Data excerpt
------------

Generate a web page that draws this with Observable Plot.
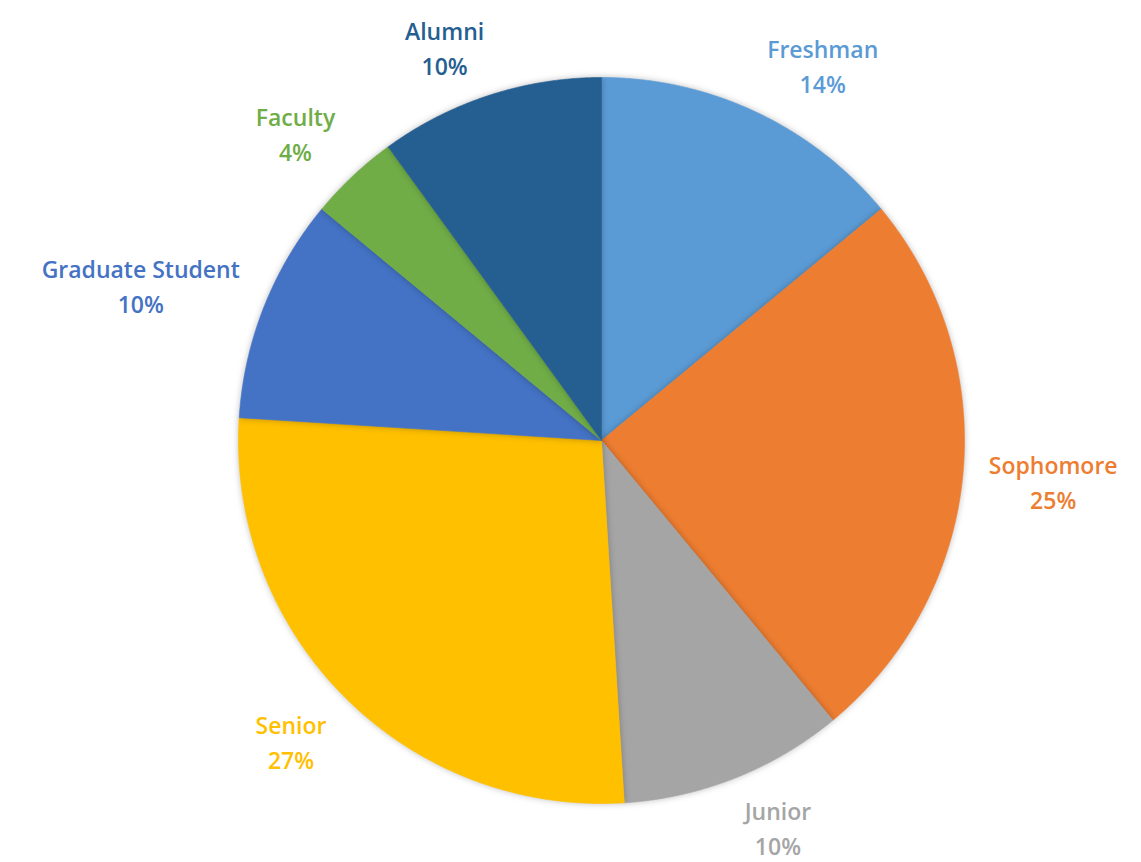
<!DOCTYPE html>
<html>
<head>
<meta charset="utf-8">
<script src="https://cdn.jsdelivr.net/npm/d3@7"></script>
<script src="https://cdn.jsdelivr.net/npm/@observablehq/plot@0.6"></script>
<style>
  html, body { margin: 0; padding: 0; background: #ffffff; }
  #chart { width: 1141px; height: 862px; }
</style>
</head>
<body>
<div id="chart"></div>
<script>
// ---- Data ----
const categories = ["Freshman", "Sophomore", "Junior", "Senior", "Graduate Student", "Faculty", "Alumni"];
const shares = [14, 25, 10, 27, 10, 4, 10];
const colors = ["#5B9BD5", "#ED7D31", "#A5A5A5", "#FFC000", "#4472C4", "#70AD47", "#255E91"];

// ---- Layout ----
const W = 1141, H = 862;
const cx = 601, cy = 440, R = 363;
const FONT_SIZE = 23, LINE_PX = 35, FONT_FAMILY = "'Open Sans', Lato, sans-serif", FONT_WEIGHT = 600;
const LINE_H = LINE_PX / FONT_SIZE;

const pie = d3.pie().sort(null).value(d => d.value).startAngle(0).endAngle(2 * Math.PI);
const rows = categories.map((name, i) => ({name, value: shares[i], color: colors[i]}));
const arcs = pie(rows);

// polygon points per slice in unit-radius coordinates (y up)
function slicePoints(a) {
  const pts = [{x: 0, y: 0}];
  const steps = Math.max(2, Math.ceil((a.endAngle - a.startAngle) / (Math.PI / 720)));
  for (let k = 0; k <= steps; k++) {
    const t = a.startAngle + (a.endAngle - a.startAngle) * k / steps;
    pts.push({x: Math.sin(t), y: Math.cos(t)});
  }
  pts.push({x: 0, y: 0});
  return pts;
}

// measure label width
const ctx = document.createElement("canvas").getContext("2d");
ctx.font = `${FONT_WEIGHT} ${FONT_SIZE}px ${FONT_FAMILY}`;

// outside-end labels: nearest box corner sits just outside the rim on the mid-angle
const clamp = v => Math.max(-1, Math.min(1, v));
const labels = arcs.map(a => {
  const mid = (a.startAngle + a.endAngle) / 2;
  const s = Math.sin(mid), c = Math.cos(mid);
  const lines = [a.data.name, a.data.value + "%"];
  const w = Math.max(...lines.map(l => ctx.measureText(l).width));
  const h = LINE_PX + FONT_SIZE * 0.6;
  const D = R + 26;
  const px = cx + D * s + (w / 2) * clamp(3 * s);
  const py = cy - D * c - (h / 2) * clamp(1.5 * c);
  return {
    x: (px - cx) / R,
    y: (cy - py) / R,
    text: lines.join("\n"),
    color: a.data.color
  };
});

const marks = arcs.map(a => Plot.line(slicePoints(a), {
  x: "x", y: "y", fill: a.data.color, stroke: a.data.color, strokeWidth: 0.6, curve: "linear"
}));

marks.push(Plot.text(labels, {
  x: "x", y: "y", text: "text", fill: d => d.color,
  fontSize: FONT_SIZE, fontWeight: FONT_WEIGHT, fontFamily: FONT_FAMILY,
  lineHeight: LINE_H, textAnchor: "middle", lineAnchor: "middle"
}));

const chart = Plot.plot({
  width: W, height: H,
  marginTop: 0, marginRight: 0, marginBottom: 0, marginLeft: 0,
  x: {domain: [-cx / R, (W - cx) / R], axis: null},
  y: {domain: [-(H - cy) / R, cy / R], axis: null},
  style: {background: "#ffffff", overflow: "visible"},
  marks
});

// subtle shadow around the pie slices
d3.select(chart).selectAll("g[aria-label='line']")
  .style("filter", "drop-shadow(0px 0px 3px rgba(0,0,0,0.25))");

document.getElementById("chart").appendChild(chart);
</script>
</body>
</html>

------------

Written request
Extract every line of the data exactly; pictures stay out.

Exercise answer
Generate a web page that draws this with Observable Plot.
<!DOCTYPE html>
<html>
<head>
<meta charset="utf-8">
<script src="https://cdn.jsdelivr.net/npm/d3@7"></script>
<script src="https://cdn.jsdelivr.net/npm/@observablehq/plot@0.6"></script>
<style>
  html, body { margin: 0; padding: 0; background: #ffffff; }
  #chart { width: 1141px; height: 862px; }
</style>
</head>
<body>
<div id="chart"></div>
<script>
// ---- Data ----
const categories = ["Freshman", "Sophomore", "Junior", "Senior", "Graduate Student", "Faculty", "Alumni"];
const shares = [14, 25, 10, 27, 10, 4, 10];
const colors = ["#5B9BD5", "#ED7D31", "#A5A5A5", "#FFC000", "#4472C4", "#70AD47", "#255E91"];

// ---- Layout ----
const W = 1141, H = 862;
const cx = 601, cy = 440, R = 363;
const FONT_SIZE = 23, LINE_PX = 35, FONT_FAMILY = "'Open Sans', Lato, sans-serif", FONT_WEIGHT = 600;
const LINE_H = LINE_PX / FONT_SIZE;

const pie = d3.pie().sort(null).value(d => d.value).startAngle(0).endAngle(2 * Math.PI);
const rows = categories.map((name, i) => ({name, value: shares[i], color: colors[i]}));
const arcs = pie(rows);

// polygon points per slice in unit-radius coordinates (y up)
function slicePoints(a) {
  const pts = [{x: 0, y: 0}];
  const steps = Math.max(2, Math.ceil((a.endAngle - a.startAngle) / (Math.PI / 720)));
  for (let k = 0; k <= steps; k++) {
    const t = a.startAngle + (a.endAngle - a.startAngle) * k / steps;
    pts.push({x: Math.sin(t), y: Math.cos(t)});
  }
  pts.push({x: 0, y: 0});
  return pts;
}

// measure label width
const ctx = document.createElement("canvas").getContext("2d");
ctx.font = `${FONT_WEIGHT} ${FONT_SIZE}px ${FONT_FAMILY}`;

// outside-end labels: nearest box corner sits just outside the rim on the mid-angle
const clamp = v => Math.max(-1, Math.min(1, v));
const labels = arcs.map(a => {
  const mid = (a.startAngle + a.endAngle) / 2;
  const s = Math.sin(mid), c = Math.cos(mid);
  const lines = [a.data.name, a.data.value + "%"];
  const w = Math.max(...lines.map(l => ctx.measureText(l).width));
  const h = LINE_PX + FONT_SIZE * 0.6;
  const D = R + 26;
  const px = cx + D * s + (w / 2) * clamp(3 * s);
  const py = cy - D * c - (h / 2) * clamp(1.5 * c);
  return {
    x: (px - cx) / R,
    y: (cy - py) / R,
    text: lines.join("\n"),
    color: a.data.color
  };
});

const marks = arcs.map(a => Plot.line(slicePoints(a), {
  x: "x", y: "y", fill: a.data.color, stroke: a.data.color, strokeWidth: 0.6, curve: "linear"
}));

marks.push(Plot.text(labels, {
  x: "x", y: "y", text: "text", fill: d => d.color,
  fontSize: FONT_SIZE, fontWeight: FONT_WEIGHT, fontFamily: FONT_FAMILY,
  lineHeight: LINE_H, textAnchor: "middle", lineAnchor: "middle"
}));

const chart = Plot.plot({
  width: W, height: H,
  marginTop: 0, marginRight: 0, marginBottom: 0, marginLeft: 0,
  x: {domain: [-cx / R, (W - cx) / R], axis: null},
  y: {domain: [-(H - cy) / R, cy / R], axis: null},
  style: {background: "#ffffff", overflow: "visible"},
  marks
});

// subtle shadow around the pie slices
d3.select(chart).selectAll("g[aria-label='line']")
  .style("filter", "drop-shadow(0px 0px 3px rgba(0,0,0,0.25))");

document.getElementById("chart").appendChild(chart);
</script>
</body>
</html>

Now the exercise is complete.